Il est des instants de grâce qu’il faut savoir reconnaître pour ce qu’ils sont.
Le souffle court, je me retiens de respirer tant la situation m’étreint, m’effraie, m’épuise. En moi, le désespoir se dispute à l’impuissance. J’ose à peine prendre la parole tant le dérisoire est proche.
Pourtant, quelque part, là, à ma fenêtre, la vie m’appelle. Je ne peux m’empêcher de regarder de ce côté-là pour m’échapper. Je me surprends à chercher et à trouver la vie belle au milieu du chaos.
Une force me pousse à chercher dans la moindre parcelle du quotidien. Et si c’est dans une tasse de café prise au soleil sur le bord de la fenêtre que le vrai moment d’éternité se trouve alors c’est toujours ça de pris. Et alors, que demander de plus.
Et c’est dans cette parenthèse suspendue que j’ai la chance d’apercevoir un héron se poser au sommet d’un arbre voisin. Il y reste quelques temps, majestueux, imperturbable, semblant dominer la situation de sa grâce qui le caractérise. Arrêt sur image. J’écris le haïku qui monte. Histoire d’immortaliser la scène. Le haïku semble parfait pour figer cet instant de grâce. Je sais que je me souviendrais de cet instant.
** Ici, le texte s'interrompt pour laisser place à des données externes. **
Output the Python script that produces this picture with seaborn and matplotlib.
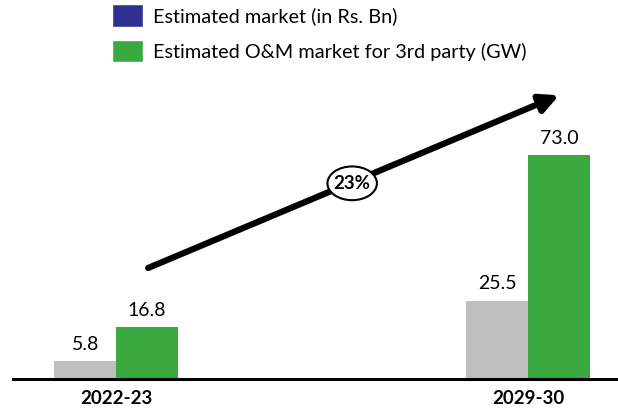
import pandas as pd
import matplotlib.pyplot as plt
import seaborn as sns
from matplotlib.patches import Patch, Ellipse

years = ["2022-23", "2029-30"]
market_bn = [5.8, 25.5]
om_market_gw = [16.8, 73.0]
series_names = ["Estimated market (in Rs. Bn)", "Estimated O&M market for 3rd party (GW)"]
cagr_label = "23%"

df = pd.DataFrame({
    "year": years * 2,
    "value": market_bn + om_market_gw,
    "series": [series_names[0]] * 2 + [series_names[1]] * 2,
})

sns.set_style("white")
plt.rcParams["font.family"] = ["Lato", "DejaVu Sans"]
plt.rcParams["text.color"] = "black"
plt.rcParams["xtick.color"] = "black"

fig = plt.figure(figsize=(6.18, 4.12), dpi=100)
ax = fig.add_axes([13 / 618, 1 - 379 / 412, 1 - 13 / 618, 319 / 412])

bar_colors = ["#BFBFBF", "#3AAA40"]
sns.barplot(data=df, x="year", y="value", hue="series", palette=bar_colors,
            width=0.3, saturation=1, linewidth=0, ax=ax, legend=False)

for container in ax.containers:
    ax.bar_label(container, fmt="%.1f", padding=6, fontsize=14, color="black")

ax.set_xlim(-0.25, 1.218)
ax.set_ylim(0, 104)
ax.set_xlabel("")
ax.set_ylabel("")
ax.set_yticks([])
for side in ["left", "right", "top"]:
    ax.spines[side].set_visible(False)
ax.spines["bottom"].set_linewidth(2.2)
ax.spines["bottom"].set_color("black")
ax.tick_params(axis="x", length=0, pad=8)
for lbl in ax.get_xticklabels():
    lbl.set_fontsize(13.5)
    lbl.set_fontweight("bold")

# growth arrow
ax.annotate("", xy=(1.075, 92.5), xytext=(0.078, 36.2),
            arrowprops=dict(arrowstyle="-|>,head_length=1.1,head_width=0.55",
                            lw=4.5, color="black", shrinkA=0, shrinkB=0),
            annotation_clip=False)
ell = Ellipse((0.573, 63.8), width=0.12, height=11, facecolor="white",
              edgecolor="black", lw=1.5, zorder=5, clip_on=False)
ax.add_patch(ell)
ax.text(0.573, 63.8, cagr_label, ha="center", va="center", fontsize=13.5,
        fontweight="bold", zorder=6)

handles = [Patch(facecolor="#2E3192"), Patch(facecolor="#3AAA40")]
fig.legend(handles, series_names, loc="upper left", bbox_to_anchor=(100 / 618, 1.02),
           frameon=False, fontsize=14.3, handlelength=1.55, handleheight=1.4,
           labelspacing=0.65, handletextpad=0.5, borderaxespad=0.2)

fig.savefig("out.png", dpi=100)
Alors même que l’on ne l’attend pas, l’instant de grâce s’invite. Dérisoire échappatoire au milieu de l’errance et du marasme dans lequel le monde est plongé. Mais échappatoire quand même. Elle nous fait l’échappée belle. Ce moment parfait frôle l’indécence. On aimerait que tout le monde puisse y avoir accès. Je ne vais pas bouder mon bonheur mais il peut être d’une telle insolence parfois, qu’il est dur à soutenir.
A défaut, je vous le partage à travers un haïku :
Point de suspension
La grâce au sommet de l’arbre
Le héron se pose
Puissiez-vous trouver vos instants de grâce au milieu du chaos.